## WHAT IS ASKED
Nothing but the lines from the top of the data to the line holding "3.83, 3.22, 0];" should be printed, word for word and both ends included; leave the pictures out.

Start of COLLECTED MATERIAL

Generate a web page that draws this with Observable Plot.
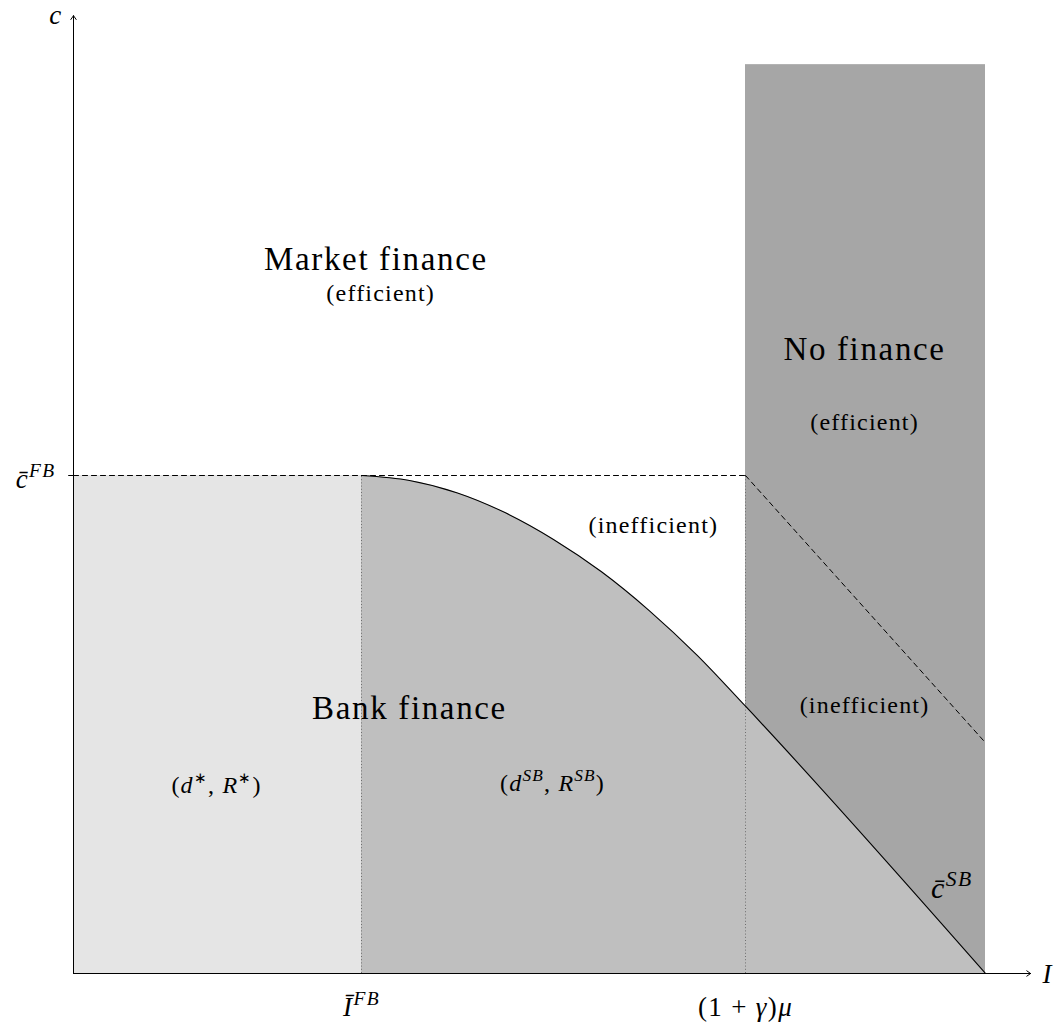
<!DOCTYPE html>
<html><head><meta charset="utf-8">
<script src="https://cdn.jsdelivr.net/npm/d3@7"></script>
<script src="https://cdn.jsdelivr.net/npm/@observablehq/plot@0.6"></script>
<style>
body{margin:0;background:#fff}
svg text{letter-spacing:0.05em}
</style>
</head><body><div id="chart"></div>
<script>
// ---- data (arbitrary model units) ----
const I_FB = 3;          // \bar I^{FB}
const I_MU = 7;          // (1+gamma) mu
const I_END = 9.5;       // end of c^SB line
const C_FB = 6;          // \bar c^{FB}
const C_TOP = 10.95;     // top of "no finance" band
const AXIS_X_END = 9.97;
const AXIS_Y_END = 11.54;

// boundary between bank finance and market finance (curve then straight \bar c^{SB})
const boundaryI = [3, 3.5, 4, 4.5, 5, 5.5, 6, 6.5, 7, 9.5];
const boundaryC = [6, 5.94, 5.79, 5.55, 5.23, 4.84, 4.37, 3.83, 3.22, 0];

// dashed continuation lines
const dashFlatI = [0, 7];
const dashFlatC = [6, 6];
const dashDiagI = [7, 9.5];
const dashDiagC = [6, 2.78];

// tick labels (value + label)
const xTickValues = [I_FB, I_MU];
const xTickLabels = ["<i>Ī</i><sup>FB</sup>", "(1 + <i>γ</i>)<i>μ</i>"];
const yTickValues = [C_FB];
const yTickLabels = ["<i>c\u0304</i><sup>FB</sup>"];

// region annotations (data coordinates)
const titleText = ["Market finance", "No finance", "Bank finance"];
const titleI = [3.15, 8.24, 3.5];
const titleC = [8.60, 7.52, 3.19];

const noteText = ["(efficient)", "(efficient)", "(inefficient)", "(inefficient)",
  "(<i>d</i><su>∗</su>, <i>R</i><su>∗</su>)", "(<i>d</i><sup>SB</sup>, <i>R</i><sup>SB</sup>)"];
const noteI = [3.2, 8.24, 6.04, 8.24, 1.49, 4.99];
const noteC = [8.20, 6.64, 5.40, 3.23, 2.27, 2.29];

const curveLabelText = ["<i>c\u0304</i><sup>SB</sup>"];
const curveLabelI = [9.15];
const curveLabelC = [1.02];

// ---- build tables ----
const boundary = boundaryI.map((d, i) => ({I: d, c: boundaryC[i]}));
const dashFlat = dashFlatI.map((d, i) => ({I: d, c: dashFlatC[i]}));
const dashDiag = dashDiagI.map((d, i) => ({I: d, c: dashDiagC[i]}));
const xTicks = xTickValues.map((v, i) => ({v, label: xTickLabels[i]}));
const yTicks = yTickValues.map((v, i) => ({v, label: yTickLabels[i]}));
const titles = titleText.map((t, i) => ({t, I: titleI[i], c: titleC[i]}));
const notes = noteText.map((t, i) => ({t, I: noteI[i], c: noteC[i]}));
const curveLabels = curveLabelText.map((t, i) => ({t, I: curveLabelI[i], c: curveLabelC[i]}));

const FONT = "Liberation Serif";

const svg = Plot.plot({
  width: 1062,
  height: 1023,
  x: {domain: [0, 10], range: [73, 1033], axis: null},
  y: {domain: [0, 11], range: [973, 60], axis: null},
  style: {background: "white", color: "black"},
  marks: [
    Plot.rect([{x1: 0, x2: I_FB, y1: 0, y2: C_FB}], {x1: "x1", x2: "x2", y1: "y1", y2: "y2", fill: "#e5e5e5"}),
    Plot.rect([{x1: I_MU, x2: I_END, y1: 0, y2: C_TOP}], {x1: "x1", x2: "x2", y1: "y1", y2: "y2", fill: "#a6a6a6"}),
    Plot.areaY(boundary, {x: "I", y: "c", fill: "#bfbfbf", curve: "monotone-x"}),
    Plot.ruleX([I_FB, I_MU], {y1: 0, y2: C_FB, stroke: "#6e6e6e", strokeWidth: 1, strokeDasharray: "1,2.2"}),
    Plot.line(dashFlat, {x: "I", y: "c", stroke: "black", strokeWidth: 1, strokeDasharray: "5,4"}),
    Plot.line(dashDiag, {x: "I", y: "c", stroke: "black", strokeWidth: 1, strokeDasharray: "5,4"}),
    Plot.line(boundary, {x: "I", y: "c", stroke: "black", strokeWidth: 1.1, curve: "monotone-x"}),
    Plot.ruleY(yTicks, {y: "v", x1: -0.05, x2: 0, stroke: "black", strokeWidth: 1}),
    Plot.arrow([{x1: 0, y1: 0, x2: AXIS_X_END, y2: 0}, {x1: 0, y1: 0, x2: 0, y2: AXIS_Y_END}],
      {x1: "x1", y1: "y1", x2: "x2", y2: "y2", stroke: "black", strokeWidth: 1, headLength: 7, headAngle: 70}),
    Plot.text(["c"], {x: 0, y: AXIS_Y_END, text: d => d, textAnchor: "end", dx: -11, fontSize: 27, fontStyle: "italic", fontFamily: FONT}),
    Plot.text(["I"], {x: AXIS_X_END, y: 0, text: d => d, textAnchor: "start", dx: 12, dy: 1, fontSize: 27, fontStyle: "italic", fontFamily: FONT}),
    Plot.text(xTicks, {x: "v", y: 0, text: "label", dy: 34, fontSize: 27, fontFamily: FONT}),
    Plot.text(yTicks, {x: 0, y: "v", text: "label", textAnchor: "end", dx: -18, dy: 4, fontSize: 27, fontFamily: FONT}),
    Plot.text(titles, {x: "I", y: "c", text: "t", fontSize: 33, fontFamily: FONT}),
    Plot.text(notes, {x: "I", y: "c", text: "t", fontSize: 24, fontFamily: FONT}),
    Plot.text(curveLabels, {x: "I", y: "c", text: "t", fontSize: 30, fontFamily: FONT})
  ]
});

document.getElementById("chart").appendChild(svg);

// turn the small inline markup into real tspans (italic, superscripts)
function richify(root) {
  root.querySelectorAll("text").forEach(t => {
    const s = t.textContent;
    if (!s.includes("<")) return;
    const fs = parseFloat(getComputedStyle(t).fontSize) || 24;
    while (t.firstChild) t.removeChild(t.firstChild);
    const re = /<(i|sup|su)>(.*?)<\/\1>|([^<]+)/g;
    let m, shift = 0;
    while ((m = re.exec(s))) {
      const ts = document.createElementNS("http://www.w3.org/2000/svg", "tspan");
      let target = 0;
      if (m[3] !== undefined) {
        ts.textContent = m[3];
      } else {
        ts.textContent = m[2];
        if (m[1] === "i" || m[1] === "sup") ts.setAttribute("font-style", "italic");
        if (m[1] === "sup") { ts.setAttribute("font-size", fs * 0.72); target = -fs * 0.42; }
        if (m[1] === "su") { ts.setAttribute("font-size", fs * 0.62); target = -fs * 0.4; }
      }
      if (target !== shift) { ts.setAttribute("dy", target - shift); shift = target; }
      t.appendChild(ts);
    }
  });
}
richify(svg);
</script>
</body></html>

End of COLLECTED MATERIAL

## COMPLETED EXERCISE
Generate a web page that draws this with Observable Plot.
<!DOCTYPE html>
<html><head><meta charset="utf-8">
<script src="https://cdn.jsdelivr.net/npm/d3@7"></script>
<script src="https://cdn.jsdelivr.net/npm/@observablehq/plot@0.6"></script>
<style>
body{margin:0;background:#fff}
svg text{letter-spacing:0.05em}
</style>
</head><body><div id="chart"></div>
<script>
// ---- data (arbitrary model units) ----
const I_FB = 3;          // \bar I^{FB}
const I_MU = 7;          // (1+gamma) mu
const I_END = 9.5;       // end of c^SB line
const C_FB = 6;          // \bar c^{FB}
const C_TOP = 10.95;     // top of "no finance" band
const AXIS_X_END = 9.97;
const AXIS_Y_END = 11.54;

// boundary between bank finance and market finance (curve then straight \bar c^{SB})
const boundaryI = [3, 3.5, 4, 4.5, 5, 5.5, 6, 6.5, 7, 9.5];
const boundaryC = [6, 5.94, 5.79, 5.55, 5.23, 4.84, 4.37, 3.83, 3.22, 0];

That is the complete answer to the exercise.